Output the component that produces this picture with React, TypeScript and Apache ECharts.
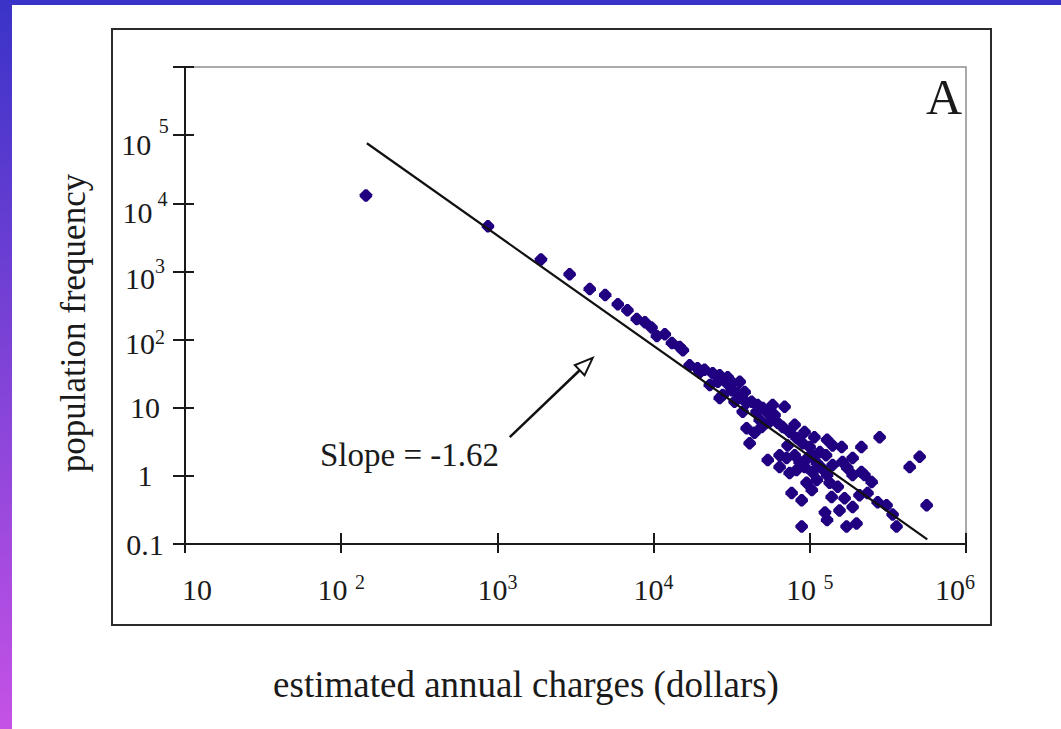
import React, { useEffect, useRef } from "react";
import * as echarts from "echarts";

// Estimated annual charges (dollars) per group
const chargesDollars = [
  144, 870, 1900, 2900, 3900, 4900, 5900, 6800, 7800, 8800, 9700, 10500, 11800, 13100, 14700,
  15400, 17000, 19100, 21200, 23900, 26500, 22900, 25800, 29400, 32100, 35600, 31600, 34500,
  27700, 26500, 39400, 42400, 46400, 50000, 45600, 37200, 69000, 53800, 55300, 62200, 67000,
  74300, 39400, 44300, 49200, 41200, 82300, 90000, 99800, 129000, 140000, 160000, 214000,
  280000, 53800, 64100, 71000, 80000, 86100, 96900, 111000, 64100, 74300, 82300, 92600,
  104000, 119000, 129000, 140000, 162000, 188000, 188000, 224000, 214000, 95400, 111000,
  134000, 151000, 76500, 88700, 138000, 167000, 208000, 234000, 272000, 310000, 188000,
  125000, 129000, 172000, 199000, 88700, 359000, 436000, 505000, 560000,
  19700, 29800, 38300, 36700, 59500, 80000, 92600, 107000, 116000, 127000, 174000, 72100,
  103000, 155000, 249000, 339000, 47800, 33000, 57800, 103000,
];

// Population frequency per group
const populationFrequency = [
  13000, 4600, 1500, 910, 550, 450, 330, 270, 200, 180, 150, 113, 120, 89, 78,
  70, 42, 38, 36, 32, 30, 21.5, 24, 23, 23, 24, 18, 16.5,
  15.4, 13.9, 11.8, 12.2, 11, 9.9, 8.7, 8.7, 10.3, 8.4, 6.2, 6.0, 5.2,
  4.4, 5.0, 4.3, 5.2, 3.0, 3.6, 3.0, 2.65, 3.4, 2.8, 2.65, 2.65,
  3.7, 1.71, 2.0, 1.83, 2.0, 1.6, 1.83, 1.55, 1.35, 1.1, 1.22, 1.35,
  1.14, 1.3, 1.03, 1.44, 1.6, 1.83, 1.03, 1.03, 1.14, 0.79, 0.87,
  0.79, 0.69, 0.56, 0.44, 0.49, 0.47, 0.52, 0.56, 0.41, 0.37, 0.35,
  0.29, 0.225, 0.18, 0.2, 0.18, 0.18, 1.35, 1.9, 0.37,
  33, 28, 17, 13.9, 7.8, 5.6, 4.4, 3.7, 2.24, 2.0, 1.3, 2.8,
  0.62, 0.31, 0.81, 0.27, 6.6, 12.2, 11, 2.0,
];

// Fitted power law (slope -1.62 on log-log axes), its two end points
const fitCharges = [146, 565000];
const fitFrequency = [76000, 0.117];

// Tick labels by decade exponent
const xTickLabels = [
  "{l|10}",
  "{b|10 }{s|2}",
  "{b|10}{s|3}",
  "{b|10}{s|4}",
  "{b|10 }{s|5}",
  "{b|10}{rs|6}",
];
const yTickLabels = [
  "0.1",
  "1",
  "10",
  "{b|10}{s2|2}",
  "{b|10}{s3|3}",
  "{b|10}{s4|4}",
  "{b|10 }{s5|5}",
  "",
];

// Annotation arrow, in data coordinates
const arrowTail = [1200, 3.7];
const arrowTip = [4075, 54];

const slopeText = "Slope = -1.62";
const panelLetter = "A";
const xTitle = "estimated annual charges (dollars)";
const yTitle = "population frequency";

const SERIF = "'Liberation Serif', 'Times New Roman', serif";
const INK = "#1a1a1a";
const DOT = "#200080";

const base = { fontFamily: SERIF, fontSize: 30, lineHeight: 30, color: INK, verticalAlign: "bottom" };
// superscript token: lineHeight sets the label's line box, bottom padding lifts the exponent
const sup = (lineHeight: number, lift: number, right = 0, left = 0) => ({
  fontFamily: SERIF,
  fontSize: 20,
  lineHeight,
  color: INK,
  verticalAlign: "bottom",
  padding: [0, right, lift, left],
});

export default function App() {
  const ref = useRef<HTMLDivElement>(null);

  useEffect(() => {
    const el = ref.current;
    if (!el) return;
    const chart = echarts.init(el, null, { renderer: "svg" });

    const points = chargesDollars.map((x, i) => [x, populationFrequency[i]]);
    const fit = fitCharges.map((x, i) => [x, fitFrequency[i]]);

    const logAxisCommon = {
      type: "log",
      logBase: 10,
      splitLine: { show: false },
      minorTick: { show: false },
    };

    chart.setOption({
      animation: false,
      backgroundColor: "#ffffff",
      grid: {
        left: 185,
        right: 95,
        top: 67,
        bottom: 185,
        show: true,
        borderColor: "#8f8f8f",
        borderWidth: 1.5,
      },
      xAxis: [
        {
          ...logAxisCommon,
          position: "bottom",
          min: 10,
          max: 1e6,
          splitNumber: 5,
          axisLine: { show: true, lineStyle: { color: INK, width: 2 } },
          axisTick: { show: true, inside: false, length: 9, lineStyle: { color: INK, width: 2 } },
          axisLabel: {
            margin: 30,
            fontFamily: SERIF,
            fontSize: 30,
            color: INK,
            formatter: (v: number) => xTickLabels[Math.round(Math.log10(v)) - 1] ?? "",
            rich: {
              b: base,
              l: { ...base, padding: [0, 0, 0, 24] },
              s: sup(20, 12),
              rs: sup(20, 12, 22),
            },
          },
        },
        {
          ...logAxisCommon,
          position: "bottom",
          min: 10,
          max: 1e6,
          splitNumber: 5,
          axisLine: { show: false },
          axisTick: { show: true, inside: true, length: 11, lineStyle: { color: INK, width: 2 } },
          axisLabel: { show: false },
        },
      ],
      yAxis: [
        {
          ...logAxisCommon,
          position: "left",
          min: 0.1,
          max: 1e6,
          splitNumber: 7,
          axisLine: { show: true, lineStyle: { color: INK, width: 2 } },
          axisTick: { show: true, inside: false, length: 12, lineStyle: { color: INK, width: 2 } },
          axisLabel: {
            margin: 40,
            align: "center",
            fontFamily: SERIF,
            fontSize: 30,
            color: INK,
            formatter: (v: number) => yTickLabels[Math.round(Math.log10(v)) + 1] ?? "",
            rich: {
              b: base,
              s2: sup(38, 12),
              s3: sup(44, 17),
              s4: sup(48, 18, 0, 5),
              s5: sup(48, 23.5),
            },
          },
        },
        {
          ...logAxisCommon,
          position: "left",
          min: 0.1,
          max: 1e6,
          splitNumber: 7,
          axisLine: { show: false },
          axisTick: { show: true, inside: true, length: 9, lineStyle: { color: INK, width: 2 } },
          axisLabel: { show: false },
        },
      ],
      series: [
        {
          type: "scatter",
          xAxisIndex: 0,
          yAxisIndex: 0,
          data: points,
          symbol: "path://M4,0H6L10,4V6L6,10H4L0,6V4Z",
          symbolSize: 12.5,
          itemStyle: { color: DOT, opacity: 1 },
          z: 2,
        },
        {
          type: "line",
          xAxisIndex: 0,
          yAxisIndex: 0,
          data: fit,
          symbol: "none",
          lineStyle: { color: "#111111", width: 2.2 },
          z: 3,
        },
      ],
    });

    // Arrow from the slope label to the fitted line
    const tail = chart.convertToPixel({ seriesIndex: 0 }, arrowTail) as number[];
    const tip = chart.convertToPixel({ seriesIndex: 0 }, arrowTip) as number[];
    const dx = tip[0] - tail[0];
    const dy = tip[1] - tail[1];
    const len = Math.hypot(dx, dy);
    const ux = dx / len;
    const uy = dy / len;
    const headLen = 18;
    const halfW = 7;
    const bx = tip[0] - ux * headLen;
    const by = tip[1] - uy * headLen;
    const nx = -uy;
    const ny = ux;

    chart.setOption({
      graphic: [
        {
          type: "rect",
          shape: { x: 0, y: 0, width: 1061, height: 5 },
          style: { fill: "#3a33c8" },
          silent: true,
        },
        {
          type: "rect",
          shape: { x: 0, y: 0, width: 12, height: 729 },
          style: {
            fill: {
              type: "linear",
              x: 0,
              y: 0,
              x2: 0,
              y2: 1,
              colorStops: [
                { offset: 0, color: "#3a33c8" },
                { offset: 1, color: "#c552e6" },
              ],
            },
          },
          silent: true,
        },
        {
          type: "rect",
          shape: { x: 112, y: 29, width: 879, height: 596 },
          style: { fill: "none", stroke: "#2b2b2b", lineWidth: 2 },
          silent: true,
        },
        {
          type: "text",
          x: 944,
          y: 97,
          style: {
            text: panelLetter,
            font: `50px ${SERIF}`,
            fill: INK,
            align: "center",
            verticalAlign: "middle",
          },
        },
        {
          type: "text",
          x: 320,
          y: 455,
          style: {
            text: slopeText,
            font: `33px ${SERIF}`,
            fill: INK,
            align: "left",
            verticalAlign: "middle",
          },
        },
        {
          type: "line",
          shape: { x1: tail[0], y1: tail[1], x2: bx, y2: by },
          style: { stroke: "#111111", lineWidth: 2.5 },
        },
        {
          type: "polygon",
          shape: {
            points: [
              [tip[0], tip[1]],
              [bx + nx * halfW, by + ny * halfW],
              [bx - nx * halfW, by - ny * halfW],
            ],
          },
          style: { fill: "#ffffff", stroke: "#111111", lineWidth: 2 },
        },
        {
          type: "text",
          x: 526,
          y: 684,
          style: {
            text: xTitle,
            font: `37px ${SERIF}`,
            fill: INK,
            align: "center",
            verticalAlign: "middle",
          },
        },
        {
          type: "text",
          x: 73,
          y: 323,
          rotation: Math.PI / 2,
          style: {
            text: yTitle,
            font: `35px ${SERIF}`,
            fill: INK,
            align: "center",
            verticalAlign: "middle",
          },
        },
      ],
    });

    return () => {
      chart.dispose();
    };
  }, []);

  return (
    <div
      ref={ref}
      style={{ position: "fixed", left: 0, top: 0, width: 1061, height: 729, background: "#ffffff" }}
    />
  );
}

┄┄┄┄┄┄

Skip the pictures, please, and transcribe only the lines from the beginning of the material through the one that contains "import * as".

Output the component that produces this picture with React, TypeScript and Apache ECharts.
import React, { useEffect, useRef } from "react";
import * as echarts from "echarts";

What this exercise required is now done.